World Forge WIP

This was a busy week! I was hoping for some more well-rounded holidays, maybe play some games, maybe do a bit more art, or even some sort-of-work, but no, besides holiday/social time, it's been programming and optimisation, because of ... excitement I guess! Enough rambling, all this work has been towards the ...

World Forge

This is the name of a custom worldbuilding mode that I'm adding to the game. So far, you can control 5-6 sliders to create a nice looking varied procedural world. Sliders are nice and procedural worlds are nice, but there are some people out there who like a bit more fine control for crafting their worlds. I'm not in that group, and I guess that's the reason this functionality comes 8 years after the map generator was developed.

So, the idea is that you can craft a world from scratch, or use the sliders to procgen a world, and then edit it by hand to your leisure. The type of editing that you will be able to do is to manipulate basic elevation levels, set rivers/lakes, set temperature/humidity, set density of vegetation and wildlife, and probably set city locations (if you want) and roads. So, the goal is to have a complete dynamic hybrid way to construct the world map that you can play the game in.

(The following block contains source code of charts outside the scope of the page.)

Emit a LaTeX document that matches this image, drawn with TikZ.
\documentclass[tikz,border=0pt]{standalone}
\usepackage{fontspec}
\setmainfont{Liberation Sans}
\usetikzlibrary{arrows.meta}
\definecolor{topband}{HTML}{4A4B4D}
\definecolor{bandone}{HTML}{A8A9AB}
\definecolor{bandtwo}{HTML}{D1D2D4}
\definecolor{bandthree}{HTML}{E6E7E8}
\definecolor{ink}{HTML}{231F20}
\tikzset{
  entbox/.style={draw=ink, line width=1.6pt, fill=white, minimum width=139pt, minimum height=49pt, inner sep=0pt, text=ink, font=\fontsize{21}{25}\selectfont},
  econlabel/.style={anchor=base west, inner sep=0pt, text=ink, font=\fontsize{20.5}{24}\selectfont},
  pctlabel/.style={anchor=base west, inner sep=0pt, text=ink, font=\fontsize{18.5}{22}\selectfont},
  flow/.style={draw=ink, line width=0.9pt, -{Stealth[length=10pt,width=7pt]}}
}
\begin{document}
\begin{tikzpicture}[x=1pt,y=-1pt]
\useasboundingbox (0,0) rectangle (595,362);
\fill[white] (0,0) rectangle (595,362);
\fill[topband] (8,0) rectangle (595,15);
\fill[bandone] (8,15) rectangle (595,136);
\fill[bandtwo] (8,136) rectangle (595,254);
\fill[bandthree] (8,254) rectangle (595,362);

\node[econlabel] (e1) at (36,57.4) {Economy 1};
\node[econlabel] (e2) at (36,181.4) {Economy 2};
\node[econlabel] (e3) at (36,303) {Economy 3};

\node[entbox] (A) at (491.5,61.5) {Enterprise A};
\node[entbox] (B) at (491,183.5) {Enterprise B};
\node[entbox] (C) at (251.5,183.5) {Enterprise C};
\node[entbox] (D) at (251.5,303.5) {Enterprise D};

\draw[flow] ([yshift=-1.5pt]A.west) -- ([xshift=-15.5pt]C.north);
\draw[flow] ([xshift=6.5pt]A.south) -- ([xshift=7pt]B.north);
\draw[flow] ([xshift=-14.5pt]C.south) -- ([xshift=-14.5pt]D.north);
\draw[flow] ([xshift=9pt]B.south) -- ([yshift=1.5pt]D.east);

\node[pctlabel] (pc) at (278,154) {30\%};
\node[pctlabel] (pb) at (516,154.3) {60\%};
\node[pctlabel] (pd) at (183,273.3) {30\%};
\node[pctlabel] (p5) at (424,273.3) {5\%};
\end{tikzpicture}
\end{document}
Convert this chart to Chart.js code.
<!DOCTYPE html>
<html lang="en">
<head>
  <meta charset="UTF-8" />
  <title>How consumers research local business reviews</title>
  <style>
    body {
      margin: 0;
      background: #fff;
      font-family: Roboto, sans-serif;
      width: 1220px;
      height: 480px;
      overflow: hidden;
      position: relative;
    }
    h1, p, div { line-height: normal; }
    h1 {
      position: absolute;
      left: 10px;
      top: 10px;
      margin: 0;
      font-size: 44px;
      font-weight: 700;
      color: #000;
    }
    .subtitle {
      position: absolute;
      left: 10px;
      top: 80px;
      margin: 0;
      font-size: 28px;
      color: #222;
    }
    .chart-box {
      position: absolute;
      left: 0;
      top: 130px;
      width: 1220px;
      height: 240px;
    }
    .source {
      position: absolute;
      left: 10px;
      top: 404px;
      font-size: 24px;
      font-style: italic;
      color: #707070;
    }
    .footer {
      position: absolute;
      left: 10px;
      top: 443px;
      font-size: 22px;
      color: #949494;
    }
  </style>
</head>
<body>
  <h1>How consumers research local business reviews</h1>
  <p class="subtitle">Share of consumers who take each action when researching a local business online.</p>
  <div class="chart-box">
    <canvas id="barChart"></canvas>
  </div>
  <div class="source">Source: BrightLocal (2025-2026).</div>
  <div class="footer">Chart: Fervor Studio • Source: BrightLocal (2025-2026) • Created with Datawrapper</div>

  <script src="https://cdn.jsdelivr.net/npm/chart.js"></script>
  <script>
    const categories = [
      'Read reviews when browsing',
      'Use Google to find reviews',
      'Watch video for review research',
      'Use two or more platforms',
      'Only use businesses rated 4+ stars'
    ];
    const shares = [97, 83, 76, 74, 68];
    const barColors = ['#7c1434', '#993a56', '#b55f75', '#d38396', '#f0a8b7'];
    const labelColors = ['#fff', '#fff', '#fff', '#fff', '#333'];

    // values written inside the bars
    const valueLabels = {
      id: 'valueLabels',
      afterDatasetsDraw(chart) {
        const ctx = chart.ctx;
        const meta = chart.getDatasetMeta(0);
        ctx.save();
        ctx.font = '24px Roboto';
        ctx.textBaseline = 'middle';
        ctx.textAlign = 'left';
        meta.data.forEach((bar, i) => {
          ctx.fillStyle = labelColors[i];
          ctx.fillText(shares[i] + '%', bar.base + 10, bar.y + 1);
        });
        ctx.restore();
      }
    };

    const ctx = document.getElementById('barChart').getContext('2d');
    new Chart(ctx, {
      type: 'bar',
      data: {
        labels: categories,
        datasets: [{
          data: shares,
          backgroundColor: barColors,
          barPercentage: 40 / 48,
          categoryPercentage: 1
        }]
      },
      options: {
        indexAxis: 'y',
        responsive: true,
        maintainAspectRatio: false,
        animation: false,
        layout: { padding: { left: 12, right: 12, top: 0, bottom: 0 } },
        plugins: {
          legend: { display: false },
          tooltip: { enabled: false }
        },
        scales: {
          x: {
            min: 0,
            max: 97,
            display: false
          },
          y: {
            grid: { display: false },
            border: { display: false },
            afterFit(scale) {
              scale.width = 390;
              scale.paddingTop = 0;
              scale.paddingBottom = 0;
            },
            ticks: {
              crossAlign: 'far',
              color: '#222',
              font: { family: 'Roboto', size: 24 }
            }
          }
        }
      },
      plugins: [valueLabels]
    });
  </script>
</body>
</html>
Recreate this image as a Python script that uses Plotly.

What are the challenges for doing that sort of thing? It's mainly the time it takes to calculate some cached data. The world definition exists in a very lightweight form, but for faster rendering we need to precalculate a bunch of things, e.g. deal with autotiling and setting up instance buffers for vegetation, mountains, roads and rivers. This all was done on the CPU and took a little bit of time (~1sec). It would be really frustrating to wait 1 second every time you used some brush to edit the world. So, this led to an aha moment:

Separate edit/view modes

I realised I could work with a visually barebones version of the world map (like the one shown during overworld generation screens), where brush changes can be shown instantly -- the "edit" mode. And then, by pressing Tab you can switch between this "ugly-but-fast" mode and the prettier version -- the "view" mode. If there are any changes, then the work can happen during this switch from edit to view. That's it! The proof of concept works well, and is shown with the video on top. To implement this I had to write a couple of compute shaders, which made me a bit less rusty in that domain as well, which is also great. What's not great is the fact that I doubt your average user would like pressing tab to see the true fruit of their labour. It's a bit of a necessary hack I thought. I turns out, a better solution is possible:

Port all caches to compute shaders

The more I focussed the lens on the compute and overworld calculation parts of the code, the easier it became to identify all the bits that went to the overworld caches calculations and have complete understanding of the work that goes in there. It might seem weird that I'm talking about understanding my own code, but keep in mind this is ~10 year worth of organic code growth. Anyway, the relevant parts were identified, and here's the good part: all the code is basically parallelisable! This means it can run on GPU. This means it can easily be at least 10x faster. this means that the cache calculations can now be realtime! Which means that there will be no need for dual mode, because the brush changes can be visualised instantly. Now we're talking! All that's needed is to set up a complicated compute shader powered pipeline that runs every time you modify the world map with a brush. Easier said than done, but progress is being made, and it's good progress. To give you an idea of the stages and what's the implementation status

  • Calculation of autotile layer data for each tile in the world - done
  • Calculation of mountain tiles - done
  • Calculation of river tiles - done
  • Calculation of road tiles - done
  • Calculation of vegetation (by far the most complicated bit) - wip

I hope to have that completed within a couple of days, and then the plan is to make the UI a bit more usable, think of more ways to do hybrid generation (e.g. use an algorithm to place cities on a user-provided map) and see where it goes because a new semester is starting.

Optimisations

Besides all the above, I've been moving on with some other optimisations, for computers like my semi-potato laptop. One of these has been to use a noise texture instead of calculating noise values in real-time, that's completely done.

Another big one was to reduce the number of drawn instances for vegetation in the world map. An average world map has about 15k mountains, 150k trees and 400k plants/leaves/general decoration. This stresses my poor laptop out. Thing is, if you're too far, these things are at most as big as a pixel, so not worth rendering. If you're close enough, you probably see about 10k at most, instead of half a million. So, how to solve this? Two-fold approach!

  • Alpha fade based on camera. Basically, I have a range in the camera that maps to alpha values of vegetation between 0 and 1. If you're too close, they're fully opaque, after some distance they start fade (with alpha test, not blending) and after some further distance they completely disappear. When they completely disappear, we just don't render them. Simple! That solves low performance when being very zoomed out
  • Instance buckets. With this one, I effectively sort the data into buckets according to their location. I split the world map into a 16x16 grid, and each cell contains a bucket basically. So, every frame, depending on which grid cells the camera sees, we render a number of passes, one for each grid cell/bucket.

The above, in combination, are quite effective.

And in other news, I was very late to realise that Godot now supports Spans for uploading data to GPU, instead of just arrays, which is a huge thing, so did some appropriate refactoring to fix some of that code.

That's it for now, happy holidays to everyone and happy incoming new year!